The CD, according to Ashmole, has been accorded nearly a sacred status among a “small but fanatic group of tone deaf audiphones.”

Very little is know about Zanré. “He dabbles in antiques,” according to Zanré confidant Rob Werner, a former co-owner of Antiques on Cambridge Street. “He also has several other artistic activities. I understand he has returned to the island of Bouvet where he is working on a visual project. He’s inventing a new color. The only creature that actually see the color, though, is a very rare South American bat. He is still working on that project.”

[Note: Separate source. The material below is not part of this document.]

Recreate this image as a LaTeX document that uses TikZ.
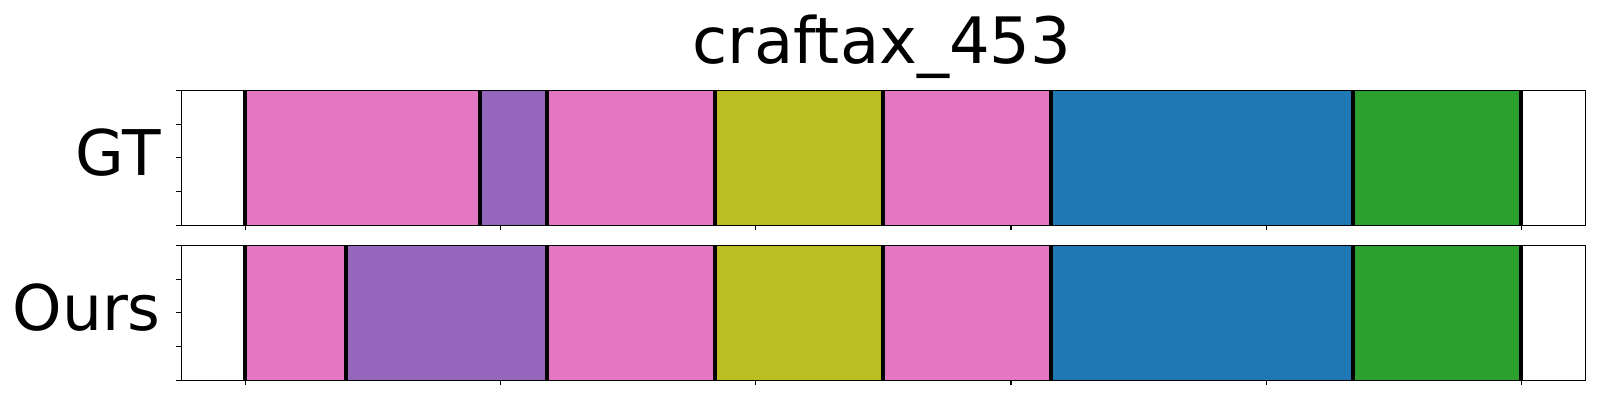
\documentclass[tikz,border=0pt]{standalone}
\usepackage{fontspec}
\setmainfont{DejaVu Sans}
\definecolor{tpink}{HTML}{E377C2}
\definecolor{tpurple}{HTML}{9467BD}
\definecolor{tolive}{HTML}{BCBD22}
\definecolor{tblue}{HTML}{1F77B4}
\definecolor{tgreen}{HTML}{2CA02C}
\begin{document}
\begin{tikzpicture}[x=1pt,y=-1pt,
  bnd/.style={line width=4pt,black},
  axframe/.style={line width=1.5pt,black},
  tickmark/.style={line width=1.1pt,black},
  lab/.style={font=\fontsize{63}{66}\selectfont,inner sep=0pt},
  ttl/.style={font=\fontsize{64}{67}\selectfont,inner sep=0pt}]
\useasboundingbox (0,0) rectangle (1600,400);
\fill[white] (0,0) rectangle (1600,400);
% GT segments
\foreach \a/\b/\c in {244.7/480/tpink,480/547/tpurple,547/715.2/tpink,715.2/882.7/tolive,882.7/1051/tpink,1051/1353/tblue,1353/1521/tgreen}
  \fill[\c] (\a,90.3) rectangle (\b,225.3);
% Ours segments
\foreach \a/\b/\c in {244.7/345.7/tpink,345.7/547/tpurple,547/715.2/tpink,715.2/882.7/tolive,882.7/1051/tpink,1051/1353/tblue,1353/1521/tgreen}
  \fill[\c] (\a,245.3) rectangle (\b,380.3);
% boundaries
\foreach \x in {244.7,480,547,715.2,882.7,1051,1353,1521}
  \draw[bnd] (\x,90.3) -- (\x,225.3);
\foreach \x in {244.7,345.7,547,715.2,882.7,1051,1353,1521}
  \draw[bnd] (\x,245.3) -- (\x,380.3);
% frames
\draw[axframe] (181.3,90.3) rectangle (1585.7,225.3);
\draw[axframe] (181.3,245.3) rectangle (1585.7,380.3);
% y ticks
\foreach \y in {0,1,2,3,4} {
  \draw[tickmark] (181.3,90.3+33.75*\y) -- (176.4,90.3+33.75*\y);
  \draw[tickmark] (181.3,245.3+33.75*\y) -- (176.4,245.3+33.75*\y);
}
% x ticks
\foreach \x in {245.7,500.8,755.9,1011,1266.1,1521.2} {
  \draw[tickmark] (\x,225.3) -- (\x,230.2);
  \draw[tickmark] (\x,380.3) -- (\x,385.2);
}
\node[ttl,anchor=base] (title) at (882,63.3) {craftax\_453};
\node[lab,anchor=base east] (gt) at (161,175) {GT};
\node[lab,anchor=base east] (ours) at (161,330.5) {Ours};
\end{tikzpicture}
\end{document}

Aside from the attention he garnered during his very brief appearances at Brimfield and Antiques on Cambridge Street, Zanré remains something of an enigma.

He was born on May 8, 1911, according to information provided by Ashmole. His father is rumored to have been Elvis Cheny, an itinerant glockenspiel virtuoso, who plied his trade in his native rural Moldavia. It has been said that Zanré’s mother was the infamous Hazel Hurst who allegedly sued the estate of William Randolph Hearst with the claim that she had been married to the publisher and therefore was entitled to a considerable inheritance.

“Her allegation was destroyed during a sensational civil trial with the unprecedented and brilliant legal argument that since her last name was spelled with a “u” and his with a “ea” there was no connection other than a similar pronunciation,” Ashmole relates.

The young Robert was adopted and raised by Zeus and Zinnia Zanré on the shores of Loch Ness, Scotland, according to the artist’s supplied biography. There, the family fell upon difficult economic times following the abject failure of their knish and chips shoppe and emigrated to Aswan, Egypt where they were able to parlay their exclusive franchise to sell Lily rain boots in the Sahara desert region into another financial catastrophe.

During what is described as “this somewhat idyllic period,” young Zanré attended St. Oaf’s School for the Intellectually, Socially, Physically and Creatively Impaired, said to be his only known formal education.

Zanré’s unscheduled appearance at Brimfield was met with “quiet enthusiasm,” according to Werner who witnessed the “historic occasion.”

“People liked it,” he said. “Mr. Zanré is not interested in money. He’s an artist.”